Government, he adds, is considering a number of new incentive packages to support foreign and domestic industrial investment. In addition, the National Treasury recently gazetted an increase in the tax benefits available under the 12i tax incentive scheme for investors in IDZs and Finance Minister Pravin Gordhan is expected to elaborate on a new R25-billion economic support package in his February Budget.

A key deviation from the prevailing IDZ model is the fact that future SEZs can be set up in areas that are not directly associated with a port or airport, as is the case with the Coega, East London and Richards Bay IDZs, as well as the nonoperational OR Tambo International Airport IDZ.

“The SEZs programme is one of the most critical instruments that can be used to advance government’s strategic objectives of industrialisation, regional development and job creation. Moreover, the programme can assist in improving the attractiveness of South Africa as a destination for foreign direct investment,” Davies avers.

SALDANHA BAY IDZ?

It is possible that the proposed Saldanha Bay IDZ, in the Western Cape, which is currently the subject of a feasibility study, could be the first zone designated under the new Act.
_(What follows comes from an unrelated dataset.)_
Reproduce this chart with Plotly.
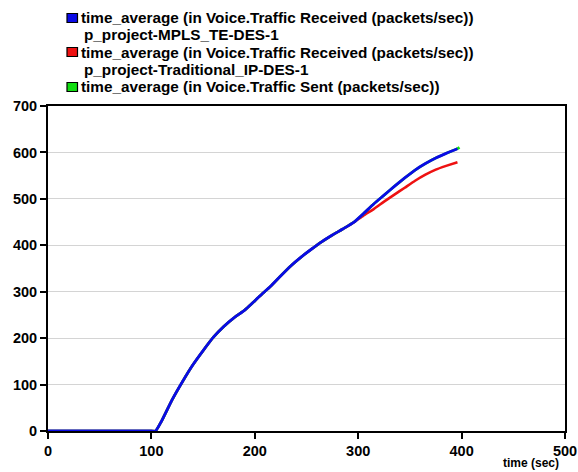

But Davies says that it is also possible that the IDZ will receive an operating permit under the existing legislation should it be deemed necessary to move ahead before the new law is finalised.

The proposed legislation will be presented to lawmakers during the course of 2012 and the Department of Trade and Industry (DTI) is hopeful that the Bill will become law before year-end.

The feasibility study for the Saldanha Bay hub, meanwhile, should be completed by mid-year and director-general Lionel October says it could emerge as a model for cooperation between local, provincial and national government.

Should it be designated, the Saldanha IDZ will seek to attract green industries, oil and gas services investors, aquaculture projects, as well as a possible mineral sand beneficiation investment.

“We are quite far advanced and, by June this year, all feasibility study work will be completed and the team then will submit to the Minister an application for IDZ status,” October reports, indicating that the focus currently was on the long-term economic viability of such a development.

The DTI is also engaging with provincial authorities in the Limpopo, North West and Free State provinces on new zones, many of which would serve domestic and regional markets.

Feasibility studies will be initiated once high-potential prospective SEZs have been identified with the provincial governments. “We will be completing that process with the provinces in the next month or so,” October concludes.